» Exercise task
Reproduce the first line and every line after it, exactly, through the one containing "(146,100) -- (146,111);". Leave out the rest.

» Raw data
####

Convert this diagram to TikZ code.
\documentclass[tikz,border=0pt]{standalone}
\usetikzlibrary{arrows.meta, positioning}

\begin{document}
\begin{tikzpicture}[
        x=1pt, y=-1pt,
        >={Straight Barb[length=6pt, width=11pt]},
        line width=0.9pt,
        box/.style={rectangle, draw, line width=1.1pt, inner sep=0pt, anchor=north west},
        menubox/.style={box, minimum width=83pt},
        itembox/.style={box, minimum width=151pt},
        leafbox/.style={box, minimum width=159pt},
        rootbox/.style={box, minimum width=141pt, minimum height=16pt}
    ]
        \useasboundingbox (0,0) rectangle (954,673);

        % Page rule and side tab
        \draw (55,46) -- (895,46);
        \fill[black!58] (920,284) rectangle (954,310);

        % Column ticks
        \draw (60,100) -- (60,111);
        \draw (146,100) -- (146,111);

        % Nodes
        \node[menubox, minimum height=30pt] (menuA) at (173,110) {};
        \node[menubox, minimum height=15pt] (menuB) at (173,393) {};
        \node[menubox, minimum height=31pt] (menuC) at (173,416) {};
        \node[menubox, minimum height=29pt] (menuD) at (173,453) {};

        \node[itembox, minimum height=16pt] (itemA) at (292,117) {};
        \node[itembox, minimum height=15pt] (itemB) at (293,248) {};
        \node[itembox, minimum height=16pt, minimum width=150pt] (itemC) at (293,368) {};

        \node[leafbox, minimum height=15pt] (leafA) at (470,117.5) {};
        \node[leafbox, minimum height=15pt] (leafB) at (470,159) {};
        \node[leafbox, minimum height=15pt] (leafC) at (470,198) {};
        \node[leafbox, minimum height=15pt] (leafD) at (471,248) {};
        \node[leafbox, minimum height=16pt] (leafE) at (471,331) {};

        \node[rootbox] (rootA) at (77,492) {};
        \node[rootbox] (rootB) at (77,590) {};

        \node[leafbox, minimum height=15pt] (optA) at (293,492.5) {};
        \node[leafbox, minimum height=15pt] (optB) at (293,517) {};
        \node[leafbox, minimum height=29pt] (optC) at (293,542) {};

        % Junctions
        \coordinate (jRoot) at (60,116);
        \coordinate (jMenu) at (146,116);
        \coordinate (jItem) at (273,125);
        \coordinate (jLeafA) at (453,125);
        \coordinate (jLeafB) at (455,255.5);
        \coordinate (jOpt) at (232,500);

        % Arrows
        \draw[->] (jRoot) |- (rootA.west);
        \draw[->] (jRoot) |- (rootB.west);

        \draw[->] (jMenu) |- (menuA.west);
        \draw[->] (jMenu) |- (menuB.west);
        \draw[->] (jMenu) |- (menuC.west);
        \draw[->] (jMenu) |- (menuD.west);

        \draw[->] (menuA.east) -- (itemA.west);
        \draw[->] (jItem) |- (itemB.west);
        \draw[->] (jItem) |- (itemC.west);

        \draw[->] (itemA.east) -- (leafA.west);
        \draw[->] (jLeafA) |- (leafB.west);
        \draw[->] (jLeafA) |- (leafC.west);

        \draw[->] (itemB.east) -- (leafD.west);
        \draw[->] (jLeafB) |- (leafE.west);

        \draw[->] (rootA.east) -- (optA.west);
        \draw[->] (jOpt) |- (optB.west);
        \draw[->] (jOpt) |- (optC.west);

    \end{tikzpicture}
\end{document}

####

» The response
Convert this diagram to TikZ code.
\documentclass[tikz,border=0pt]{standalone}
\usetikzlibrary{arrows.meta, positioning}

\begin{document}
\begin{tikzpicture}[
        x=1pt, y=-1pt,
        >={Straight Barb[length=6pt, width=11pt]},
        line width=0.9pt,
        box/.style={rectangle, draw, line width=1.1pt, inner sep=0pt, anchor=north west},
        menubox/.style={box, minimum width=83pt},
        itembox/.style={box, minimum width=151pt},
        leafbox/.style={box, minimum width=159pt},
        rootbox/.style={box, minimum width=141pt, minimum height=16pt}
    ]
        \useasboundingbox (0,0) rectangle (954,673);

        % Page rule and side tab
        \draw (55,46) -- (895,46);
        \fill[black!58] (920,284) rectangle (954,310);

        % Column ticks
        \draw (60,100) -- (60,111);
        \draw (146,100) -- (146,111);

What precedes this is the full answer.